:: Provided material ::
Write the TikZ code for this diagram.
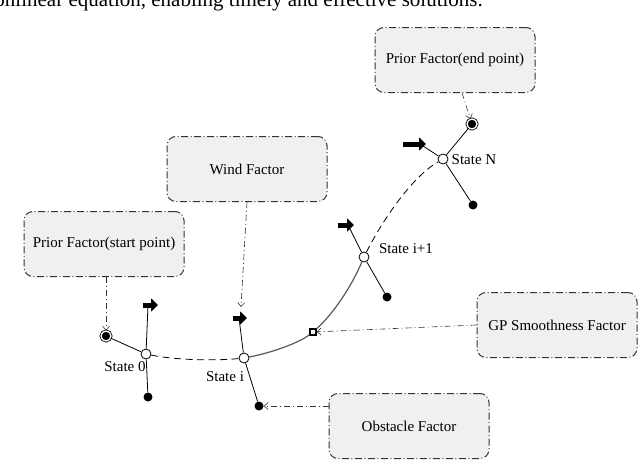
\documentclass[tikz,border=0pt]{standalone}
\usepackage{fontspec}
\setmainfont{Liberation Serif}
\usetikzlibrary{arrows.meta}

\tikzset{
  factorbox/.style={draw=black!80,fill=black!6,rounded corners=9pt,line width=1pt,
    dash pattern=on 7pt off 2.5pt on 1pt off 2.5pt,
    minimum width=160pt,minimum height=65pt,font=\fontsize{15}{17}\selectfont},
  factorlink/.style={black!80,line width=0.6pt,dash pattern=on 6pt off 3pt on 1pt off 3pt,
    -{Straight Barb[length=4pt,width=7pt]}},
  state/.style={circle,draw,fill=white,line width=0.8pt,inner sep=0pt,minimum size=10pt},
  obsdot/.style={circle,fill=black,inner sep=0pt,minimum size=9pt},
  prior/.style={circle,draw,fill=black,line width=0.8pt,double=white,double distance=1.3pt,
    inner sep=0pt,minimum size=10pt},
  gpsq/.style={rectangle,draw,fill=white,line width=1.4pt,inner sep=0pt,minimum size=6pt},
  statelabel/.style={font=\fontsize{15}{17}\selectfont,inner sep=0pt},
  link/.style={line width=0.8pt},
  heading/.style={line width=5pt,-{Triangle[length=7pt,width=13pt]}},
  traj/.style={line width=0.8pt,dash pattern=on 7pt off 4.5pt},
}

\begin{document}
\begin{tikzpicture}[x=1pt,y=-1pt]
\useasboundingbox (0,0) rectangle (640,461);
\clip (0,0) rectangle (640,461);
% text of the page above the figure
\node[anchor=base east,inner sep=0pt,font=\fontsize{21}{25}\selectfont] (pagetext) at (483,6)
  {nonlinear equation, enabling timely and effective solutions.};

% factors
\node[factorbox] (fN) at (455,60) {Prior Factor(end point)};
\node[factorbox] (fw) at (247,169) {Wind Factor};
\node[factorbox] (f0) at (104,244) {Prior Factor(start point)};
\node[factorbox] (fgp) at (557,325) {GP Smoothness Factor};
\node[factorbox] (fo) at (409,426) {Obstacle Factor};

% states along the path
\node[state] (s0) at (146,354) {};
\node[state] (si) at (244,358) {};
\node[gpsq] (gp) at (313,332) {};
\node[state] (si1) at (364,257) {};
\node[state] (sN) at (443,159) {};
\node[prior] (p0) at (106,336) {};
\node[prior] (pN) at (472,124) {};
\node[obsdot] (o0) at (148,397) {};
\node[obsdot] (oi) at (259,406) {};
\node[obsdot] (oi1) at (387,297) {};
\node[obsdot] (oN) at (473,205) {};
\coordinate (h0) at (148,305);
\coordinate (hi) at (239,318);
\coordinate (hi1) at (348,225);
\coordinate (hN) at (420,144);
\coordinate (hiw) at (241,307);

\node[statelabel] (l0) at (125,367) {State 0};
\node[statelabel] (li) at (225,377) {State i};
\node[statelabel] (li1) at (406,249) {State i+1};
\node[statelabel] (lN) at (474,160) {State N};

% trajectory
\draw[traj] (s0) .. controls (175,360) and (215,361) .. (si);
\draw[black!65,line width=1.2pt] (si) .. controls (275,352) and (300,342) .. (gp)
  .. controls (335,312) and (352,285) .. (si1);
\draw[traj] (si1) .. controls (380,225) and (410,178) .. (sN);

% heading, obstacle and prior links
\draw[link] (s0) -- (h0);
\draw[link] (s0) -- (o0);
\draw[link] (s0) -- (p0);
\draw[link] (si) -- (hi);
\draw[link] (si) -- (oi);
\draw[link] (si1) -- (hi1);
\draw[link] (si1) -- (oi1);
\draw[link] (sN) -- (hN);
\draw[link] (sN) -- (oN);
\draw[link] (sN) -- (pN);
\draw[heading] ([xshift=-5pt]h0) -- ++(15,0);
\draw[heading] ([xshift=-6pt]hi) -- ++(14,0);
\draw[heading] ([xshift=-10pt]hi1) -- ++(16,0);
\draw[heading] ([xshift=-17pt]hN) -- ++(23,0);

% factor connectors
\draw[factorlink] (f0.south -| p0) -- (p0.north);
\draw[factorlink] (fw.south) -- (hiw);
\draw[factorlink] ([xshift=7pt]fN.south) -- (pN);
\draw[factorlink] (fgp.west) -- (gp);
\draw[factorlink] (fo.west |- oi) -- (oi);
\end{tikzpicture}
\end{document}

:: Given task ::
Keep the pictures out of the copy and write out the data exactly as it stands.

:: Output of the task ::
Write the TikZ code for this diagram.
\documentclass[tikz,border=0pt]{standalone}
\usepackage{fontspec}
\setmainfont{Liberation Serif}
\usetikzlibrary{arrows.meta}

\tikzset{
  factorbox/.style={draw=black!80,fill=black!6,rounded corners=9pt,line width=1pt,
    dash pattern=on 7pt off 2.5pt on 1pt off 2.5pt,
    minimum width=160pt,minimum height=65pt,font=\fontsize{15}{17}\selectfont},
  factorlink/.style={black!80,line width=0.6pt,dash pattern=on 6pt off 3pt on 1pt off 3pt,
    -{Straight Barb[length=4pt,width=7pt]}},
  state/.style={circle,draw,fill=white,line width=0.8pt,inner sep=0pt,minimum size=10pt},
  obsdot/.style={circle,fill=black,inner sep=0pt,minimum size=9pt},
  prior/.style={circle,draw,fill=black,line width=0.8pt,double=white,double distance=1.3pt,
    inner sep=0pt,minimum size=10pt},
  gpsq/.style={rectangle,draw,fill=white,line width=1.4pt,inner sep=0pt,minimum size=6pt},
  statelabel/.style={font=\fontsize{15}{17}\selectfont,inner sep=0pt},
  link/.style={line width=0.8pt},
  heading/.style={line width=5pt,-{Triangle[length=7pt,width=13pt]}},
  traj/.style={line width=0.8pt,dash pattern=on 7pt off 4.5pt},
}

\begin{document}
\begin{tikzpicture}[x=1pt,y=-1pt]
\useasboundingbox (0,0) rectangle (640,461);
\clip (0,0) rectangle (640,461);
% text of the page above the figure
\node[anchor=base east,inner sep=0pt,font=\fontsize{21}{25}\selectfont] (pagetext) at (483,6)
  {nonlinear equation, enabling timely and effective solutions.};

% factors
\node[factorbox] (fN) at (455,60) {Prior Factor(end point)};
\node[factorbox] (fw) at (247,169) {Wind Factor};
\node[factorbox] (f0) at (104,244) {Prior Factor(start point)};
\node[factorbox] (fgp) at (557,325) {GP Smoothness Factor};
\node[factorbox] (fo) at (409,426) {Obstacle Factor};

% states along the path
\node[state] (s0) at (146,354) {};
\node[state] (si) at (244,358) {};
\node[gpsq] (gp) at (313,332) {};
\node[state] (si1) at (364,257) {};
\node[state] (sN) at (443,159) {};
\node[prior] (p0) at (106,336) {};
\node[prior] (pN) at (472,124) {};
\node[obsdot] (o0) at (148,397) {};
\node[obsdot] (oi) at (259,406) {};
\node[obsdot] (oi1) at (387,297) {};
\node[obsdot] (oN) at (473,205) {};
\coordinate (h0) at (148,305);
\coordinate (hi) at (239,318);
\coordinate (hi1) at (348,225);
\coordinate (hN) at (420,144);
\coordinate (hiw) at (241,307);

\node[statelabel] (l0) at (125,367) {State 0};
\node[statelabel] (li) at (225,377) {State i};
\node[statelabel] (li1) at (406,249) {State i+1};
\node[statelabel] (lN) at (474,160) {State N};

% trajectory
\draw[traj] (s0) .. controls (175,360) and (215,361) .. (si);
\draw[black!65,line width=1.2pt] (si) .. controls (275,352) and (300,342) .. (gp)
  .. controls (335,312) and (352,285) .. (si1);
\draw[traj] (si1) .. controls (380,225) and (410,178) .. (sN);

% heading, obstacle and prior links
\draw[link] (s0) -- (h0);
\draw[link] (s0) -- (o0);
\draw[link] (s0) -- (p0);
\draw[link] (si) -- (hi);
\draw[link] (si) -- (oi);
\draw[link] (si1) -- (hi1);
\draw[link] (si1) -- (oi1);
\draw[link] (sN) -- (hN);
\draw[link] (sN) -- (oN);
\draw[link] (sN) -- (pN);
\draw[heading] ([xshift=-5pt]h0) -- ++(15,0);
\draw[heading] ([xshift=-6pt]hi) -- ++(14,0);
\draw[heading] ([xshift=-10pt]hi1) -- ++(16,0);
\draw[heading] ([xshift=-17pt]hN) -- ++(23,0);

% factor connectors
\draw[factorlink] (f0.south -| p0) -- (p0.north);
\draw[factorlink] (fw.south) -- (hiw);
\draw[factorlink] ([xshift=7pt]fN.south) -- (pN);
\draw[factorlink] (fgp.west) -- (gp);
\draw[factorlink] (fo.west |- oi) -- (oi);
\end{tikzpicture}
\end{document}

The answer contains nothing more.